OBJECTIVE
From the listing below, pick out each line with the word "this".

SOURCE RECORDS

☆ ☆ ☆ ☆ ☆

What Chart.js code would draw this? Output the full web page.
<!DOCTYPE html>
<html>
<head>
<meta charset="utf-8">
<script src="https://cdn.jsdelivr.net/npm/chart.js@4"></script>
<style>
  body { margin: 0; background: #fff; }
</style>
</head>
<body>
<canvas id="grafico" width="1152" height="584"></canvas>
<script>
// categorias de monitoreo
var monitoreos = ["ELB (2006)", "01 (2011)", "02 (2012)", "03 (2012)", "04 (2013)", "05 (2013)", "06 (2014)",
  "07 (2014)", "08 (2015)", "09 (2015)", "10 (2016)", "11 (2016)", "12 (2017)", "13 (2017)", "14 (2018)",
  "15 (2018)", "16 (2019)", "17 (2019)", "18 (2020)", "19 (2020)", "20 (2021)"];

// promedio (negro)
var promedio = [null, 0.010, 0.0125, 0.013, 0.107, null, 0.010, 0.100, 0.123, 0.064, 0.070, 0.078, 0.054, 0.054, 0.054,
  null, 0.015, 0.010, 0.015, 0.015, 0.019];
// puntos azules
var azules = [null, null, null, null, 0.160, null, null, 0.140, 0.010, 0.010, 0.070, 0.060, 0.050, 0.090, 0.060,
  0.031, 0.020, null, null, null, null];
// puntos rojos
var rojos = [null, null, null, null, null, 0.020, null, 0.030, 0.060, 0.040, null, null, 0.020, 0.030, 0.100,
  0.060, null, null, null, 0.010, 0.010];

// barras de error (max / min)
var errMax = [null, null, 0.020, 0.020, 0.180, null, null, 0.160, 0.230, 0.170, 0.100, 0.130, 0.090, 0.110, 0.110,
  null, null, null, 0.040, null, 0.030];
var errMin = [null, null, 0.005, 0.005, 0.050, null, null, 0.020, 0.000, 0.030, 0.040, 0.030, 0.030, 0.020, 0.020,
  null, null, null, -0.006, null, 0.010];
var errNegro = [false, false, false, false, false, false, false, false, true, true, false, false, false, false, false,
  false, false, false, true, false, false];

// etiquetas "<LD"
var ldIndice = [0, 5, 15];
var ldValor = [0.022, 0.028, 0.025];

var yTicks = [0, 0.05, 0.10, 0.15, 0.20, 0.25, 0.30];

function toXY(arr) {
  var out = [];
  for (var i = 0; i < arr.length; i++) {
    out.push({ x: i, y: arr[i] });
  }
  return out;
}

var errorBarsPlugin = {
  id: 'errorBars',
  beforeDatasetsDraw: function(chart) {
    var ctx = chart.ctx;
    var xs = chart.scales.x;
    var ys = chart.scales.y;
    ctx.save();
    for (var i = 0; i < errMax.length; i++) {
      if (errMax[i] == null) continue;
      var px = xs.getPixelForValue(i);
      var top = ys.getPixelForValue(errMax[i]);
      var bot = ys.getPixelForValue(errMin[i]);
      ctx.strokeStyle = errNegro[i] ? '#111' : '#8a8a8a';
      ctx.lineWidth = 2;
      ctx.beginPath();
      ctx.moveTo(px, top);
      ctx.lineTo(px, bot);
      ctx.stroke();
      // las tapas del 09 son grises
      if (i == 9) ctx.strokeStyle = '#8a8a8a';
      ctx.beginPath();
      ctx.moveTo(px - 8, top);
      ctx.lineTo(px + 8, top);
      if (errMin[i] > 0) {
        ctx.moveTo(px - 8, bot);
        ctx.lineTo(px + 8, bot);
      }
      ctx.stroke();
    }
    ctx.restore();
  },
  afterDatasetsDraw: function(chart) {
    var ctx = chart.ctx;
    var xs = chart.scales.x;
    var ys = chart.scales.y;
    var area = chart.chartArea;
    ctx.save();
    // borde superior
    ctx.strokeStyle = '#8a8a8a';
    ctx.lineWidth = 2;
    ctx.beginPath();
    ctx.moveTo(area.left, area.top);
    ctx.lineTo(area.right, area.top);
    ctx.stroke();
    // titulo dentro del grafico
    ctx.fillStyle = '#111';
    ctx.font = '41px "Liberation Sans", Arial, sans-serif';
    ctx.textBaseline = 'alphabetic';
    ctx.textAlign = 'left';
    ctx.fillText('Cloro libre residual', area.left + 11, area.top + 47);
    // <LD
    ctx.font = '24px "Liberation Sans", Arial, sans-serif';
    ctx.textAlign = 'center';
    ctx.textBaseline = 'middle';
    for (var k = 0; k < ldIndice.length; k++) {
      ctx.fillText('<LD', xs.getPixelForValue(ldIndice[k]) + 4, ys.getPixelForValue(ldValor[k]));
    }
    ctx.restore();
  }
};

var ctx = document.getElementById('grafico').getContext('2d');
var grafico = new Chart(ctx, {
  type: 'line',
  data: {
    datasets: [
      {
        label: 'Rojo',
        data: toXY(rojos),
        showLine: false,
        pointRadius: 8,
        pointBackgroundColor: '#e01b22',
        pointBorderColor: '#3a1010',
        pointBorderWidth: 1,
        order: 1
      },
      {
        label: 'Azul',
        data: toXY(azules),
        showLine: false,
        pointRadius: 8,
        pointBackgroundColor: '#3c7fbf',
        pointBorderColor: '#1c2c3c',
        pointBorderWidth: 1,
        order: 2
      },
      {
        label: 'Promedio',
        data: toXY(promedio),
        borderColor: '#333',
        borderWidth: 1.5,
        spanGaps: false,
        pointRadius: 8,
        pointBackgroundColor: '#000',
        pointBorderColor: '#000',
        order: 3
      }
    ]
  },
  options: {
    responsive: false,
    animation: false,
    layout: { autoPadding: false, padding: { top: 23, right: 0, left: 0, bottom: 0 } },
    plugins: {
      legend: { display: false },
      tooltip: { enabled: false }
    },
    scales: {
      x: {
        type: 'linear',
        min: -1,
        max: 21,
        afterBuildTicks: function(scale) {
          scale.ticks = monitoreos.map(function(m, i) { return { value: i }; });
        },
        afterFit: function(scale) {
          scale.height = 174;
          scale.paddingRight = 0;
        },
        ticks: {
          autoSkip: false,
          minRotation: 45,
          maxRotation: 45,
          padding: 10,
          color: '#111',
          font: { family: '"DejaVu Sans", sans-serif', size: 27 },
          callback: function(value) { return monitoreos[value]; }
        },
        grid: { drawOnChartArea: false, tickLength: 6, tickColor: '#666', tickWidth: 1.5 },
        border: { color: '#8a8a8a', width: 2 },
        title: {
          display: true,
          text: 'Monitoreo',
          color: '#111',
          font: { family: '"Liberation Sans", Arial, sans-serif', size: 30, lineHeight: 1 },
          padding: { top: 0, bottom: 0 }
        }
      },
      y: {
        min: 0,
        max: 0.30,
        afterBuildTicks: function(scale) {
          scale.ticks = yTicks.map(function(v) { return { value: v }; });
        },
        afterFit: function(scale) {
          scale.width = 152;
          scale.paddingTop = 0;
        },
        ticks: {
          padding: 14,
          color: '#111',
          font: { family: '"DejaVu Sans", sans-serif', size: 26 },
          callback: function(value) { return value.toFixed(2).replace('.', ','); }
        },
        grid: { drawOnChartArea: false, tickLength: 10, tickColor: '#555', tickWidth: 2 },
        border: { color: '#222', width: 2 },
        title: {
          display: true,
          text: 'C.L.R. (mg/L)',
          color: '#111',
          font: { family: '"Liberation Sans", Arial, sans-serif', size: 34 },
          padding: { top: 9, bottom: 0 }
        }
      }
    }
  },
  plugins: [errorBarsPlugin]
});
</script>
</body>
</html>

☆ ☆ ☆ ☆ ☆

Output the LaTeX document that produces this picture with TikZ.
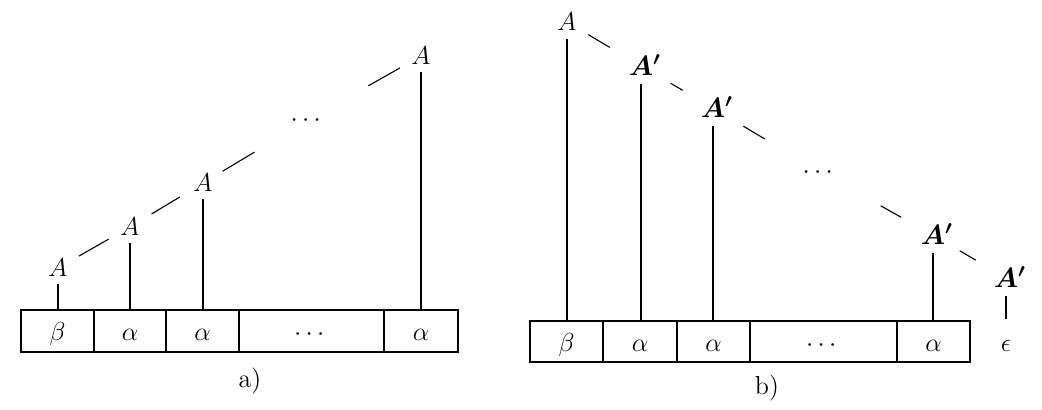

☆ ☆ ☆ ☆ ☆

TASK ANSWER
What Chart.js code would draw this? Output the full web page.
Output the LaTeX document that produces this picture with TikZ.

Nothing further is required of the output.